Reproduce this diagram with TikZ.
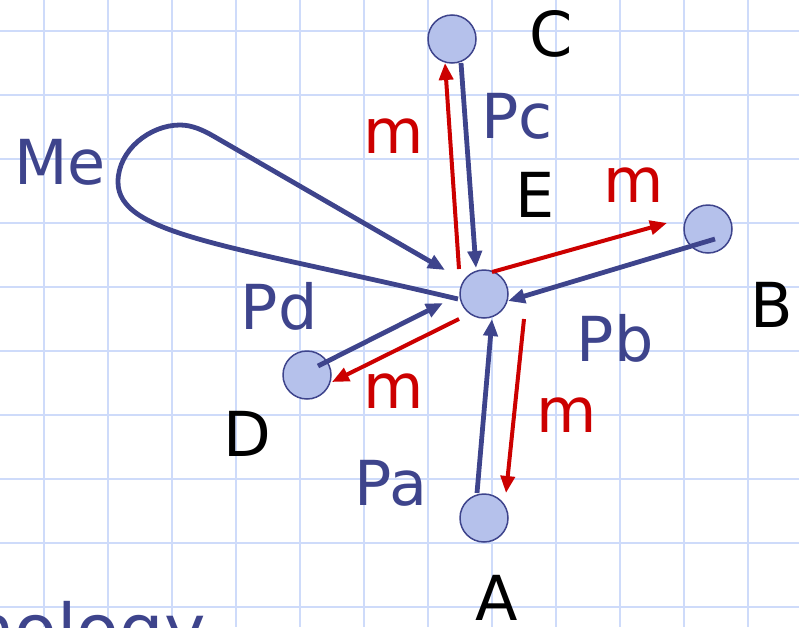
\documentclass[tikz,border=0pt]{standalone}
\usepackage{fontspec}
\setmainfont{DejaVu Sans}
\usetikzlibrary{arrows.meta}
\definecolor{gridblue}{RGB}{206,219,250}
\definecolor{agentblue}{RGB}{62,68,140}
\definecolor{agentfill}{RGB}{181,193,235}
\definecolor{msgred}{RGB}{204,0,0}

\begin{document}
\begin{tikzpicture}[x=1pt,y=-1pt, >={Triangle[length=17pt,width=14pt]},
  agent/.style={circle,draw=agentblue,fill=agentfill,line width=1.5pt,minimum size=48pt,inner sep=0pt},
  lbl/.style={font=\fontsize{62}{62}\selectfont,inner sep=0pt,anchor=base},
  pkt/.style={agentblue,line width=4.8pt,->},
  msg/.style={msgred,line width=4pt,->}]
  \useasboundingbox (0,0) rectangle (799,627);
  \clip (0,0) rectangle (799,627);

  % ===== grid paper =====
  \foreach \gx in {44,108,...,748} \draw[gridblue,line width=2pt] (\gx,0) -- (\gx,627);
  \foreach \gy in {31,95,...,607} \draw[gridblue,line width=2pt] (0,\gy) -- (799,\gy);

  % ===== agents =====
  \node[agent] (E) at (484,294) {};
  \node[agent] (C) at (452,39) {};
  \node[agent] (B) at (708,229) {};
  \node[agent] (D) at (307,375) {};
  \node[agent] (A) at (484,518) {};

  % ===== replies back to E (blue) =====
  \draw[pkt] ([shift={(9,24)}]C.center) -- ([shift={(-8,-26)}]E.center);
  \draw[pkt] ([shift={(7,10)}]B.center) -- ([shift={(24,7)}]E.center);
  \draw[pkt] ([shift={(-7,-25)}]A.center) -- ([shift={(8,25)}]E.center);
  \draw[pkt] ([shift={(11,-9)}]D.center) -- ([shift={(-41,9)}]E.center);
  % self loop Me
  \draw[pkt] ([shift={(-26,5)}]E.center) .. controls (230,245) and (118,235) .. (118,182)
    .. controls (118,150) and (150,125) .. (180,125)
    .. controls (192,125) and (203,130) .. (215,137) -- ([shift={(-39,-24)}]E.center);

  % ===== messages out of E (red) =====
  \draw[msg] ([shift={(-25,-25)}]E.center) -- ([shift={(-7,24)}]C.center);
  \draw[msg] ([shift={(8,-22)}]E.center) -- ([shift={(-41,-6)}]B.center);
  \draw[msg] ([shift={(40,25)}]E.center) -- ([shift={(22,-25)}]A.center);
  \draw[msg] ([shift={(-25,25)}]E.center) -- ([shift={(25,7)}]D.center);

  % ===== labels =====
  \node[lbl] (lC) at (551,56) {C};
  \node[lbl] (lE) at (535,217) {E};
  \node[lbl] (lB) at (772,327) {B};
  \node[lbl] (lD) at (247,456) {D};
  \node[lbl] (lA) at (497,620) {A};
  \node[lbl,agentblue] (lPc) at (517,138) {Pc};
  \node[lbl,agentblue] (lPb) at (615,361) {Pb};
  \node[lbl,agentblue] (lPd) at (279,329) {Pd};
  \node[lbl,agentblue] (lPa) at (391,505) {Pa};
  \node[lbl,agentblue] (lMe) at (60,184) {Me};
  \node[lbl,msgred] (mC) at (394,153) {m};
  \node[lbl,msgred] (mB) at (634,202) {m};
  \node[lbl,msgred] (mD) at (394,408) {m};
  \node[lbl,msgred] (mA) at (567,432) {m};

  % slide title, cut off by the frame
  \node[font=\fontsize{70}{70}\selectfont,text=agentblue,inner sep=0pt,anchor=base west] (title) at (-30,654) {nology};
\end{tikzpicture}
\end{document}
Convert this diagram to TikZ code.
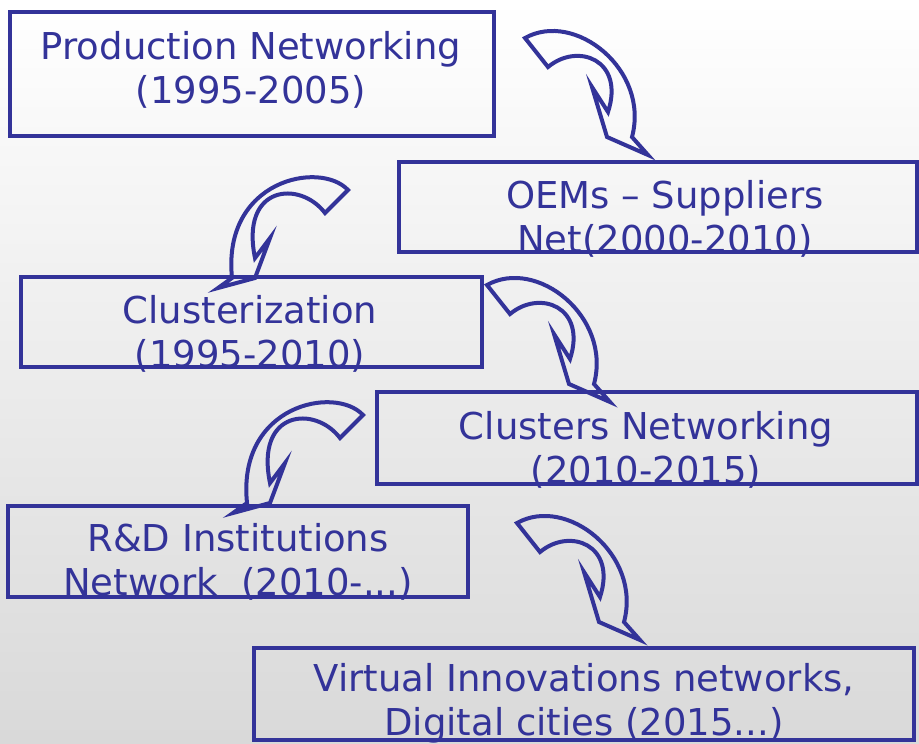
\documentclass[tikz,border=0pt]{standalone}
\usepackage{fontspec}
\setmainfont{DejaVu Sans}
\definecolor{netblue}{HTML}{333399}

\begin{document}
\begin{tikzpicture}
[x=1pt,y=-1pt,
 stage/.style={draw=netblue,line width=4pt,rectangle,inner sep=0pt},
 caption/.style={text=netblue,align=center,inner sep=0pt,font=\fontsize{37}{44}\selectfont},
 swoop/.style={draw=netblue,line width=4pt,line join=miter},
 swoopR/.pic={\draw[swoop] (0,0) .. controls (50,-28) and (125,32) .. (107,99)
   -- (123,117) -- (82,99) -- (67,49) -- (83,74)
   .. controls (100,22) and (53,4) .. (23,29) -- cycle;},
 swoopL/.pic={\draw[swoop] (0,0) .. controls (-28,-30) and (-126,-10) .. (-116,88)
   -- (-130,98) -- (-93,88) -- (-78,48) -- (-93,68)
   .. controls (-108,-5) and (-48,-10) .. (-23,23) -- cycle;}]

% background
\shade[top color=white,middle color=black!5,bottom color=black!15] (0,0) rectangle (919,744);
\useasboundingbox (0,0) rectangle (919,744);

% stages
\node[stage,minimum width=484pt,minimum height=124pt] (prodnet) at (252,74) {};
\node[stage,minimum width=518pt,minimum height=90pt] (oemnet) at (658,207) {};
\node[stage,minimum width=461pt,minimum height=90pt] (cluster) at (251.5,322) {};
\node[stage,minimum width=540pt,minimum height=92pt] (clusternet) at (647,438) {};
\node[stage,minimum width=460pt,minimum height=91pt] (rdnet) at (238,551.5) {};
\node[stage,minimum width=660pt,minimum height=92pt] (virtnet) at (584,694) {};

% texts
\node[caption] (prodtext) at (251,69.5) {Production Networking\\(1995-2005)};
\node[caption] (oemtext) at (665,218.5) {OEMs – Suppliers\\Net(2000-2010)};
\node[caption] (clustertext) at (250,334) {Clusterization\\(1995-2010)};
\node[caption] (clusternettext) at (646,450) {Clusters Networking\\(2010-2015)};
\node[caption] (rdtext) at (238,561.5) {R\&D Institutions\\Network\ \ (2010-...)};
\node[caption] (virttext) at (584,703) {Virtual Innovations networks,\\Digital cities (2015...)};

% swoops between stages
\foreach \p in {(525,38),(487,285),(517,523)}
  \pic at \p {swoopR};
\foreach \p in {(348,190),(363,415)}
  \pic at \p {swoopL};

\end{tikzpicture}
\end{document}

▸ **WRITTEN REQUEST**
Set down word for word the lines from the first entry through the line with "(A) at (484,518)", both included, omitting pictures.

▸ **FINAL ANSWER**
Reproduce this diagram with TikZ.
\documentclass[tikz,border=0pt]{standalone}
\usepackage{fontspec}
\setmainfont{DejaVu Sans}
\usetikzlibrary{arrows.meta}
\definecolor{gridblue}{RGB}{206,219,250}
\definecolor{agentblue}{RGB}{62,68,140}
\definecolor{agentfill}{RGB}{181,193,235}
\definecolor{msgred}{RGB}{204,0,0}

\begin{document}
\begin{tikzpicture}[x=1pt,y=-1pt, >={Triangle[length=17pt,width=14pt]},
  agent/.style={circle,draw=agentblue,fill=agentfill,line width=1.5pt,minimum size=48pt,inner sep=0pt},
  lbl/.style={font=\fontsize{62}{62}\selectfont,inner sep=0pt,anchor=base},
  pkt/.style={agentblue,line width=4.8pt,->},
  msg/.style={msgred,line width=4pt,->}]
  \useasboundingbox (0,0) rectangle (799,627);
  \clip (0,0) rectangle (799,627);

  % ===== grid paper =====
  \foreach \gx in {44,108,...,748} \draw[gridblue,line width=2pt] (\gx,0) -- (\gx,627);
  \foreach \gy in {31,95,...,607} \draw[gridblue,line width=2pt] (0,\gy) -- (799,\gy);

  % ===== agents =====
  \node[agent] (E) at (484,294) {};
  \node[agent] (C) at (452,39) {};
  \node[agent] (B) at (708,229) {};
  \node[agent] (D) at (307,375) {};
  \node[agent] (A) at (484,518) {};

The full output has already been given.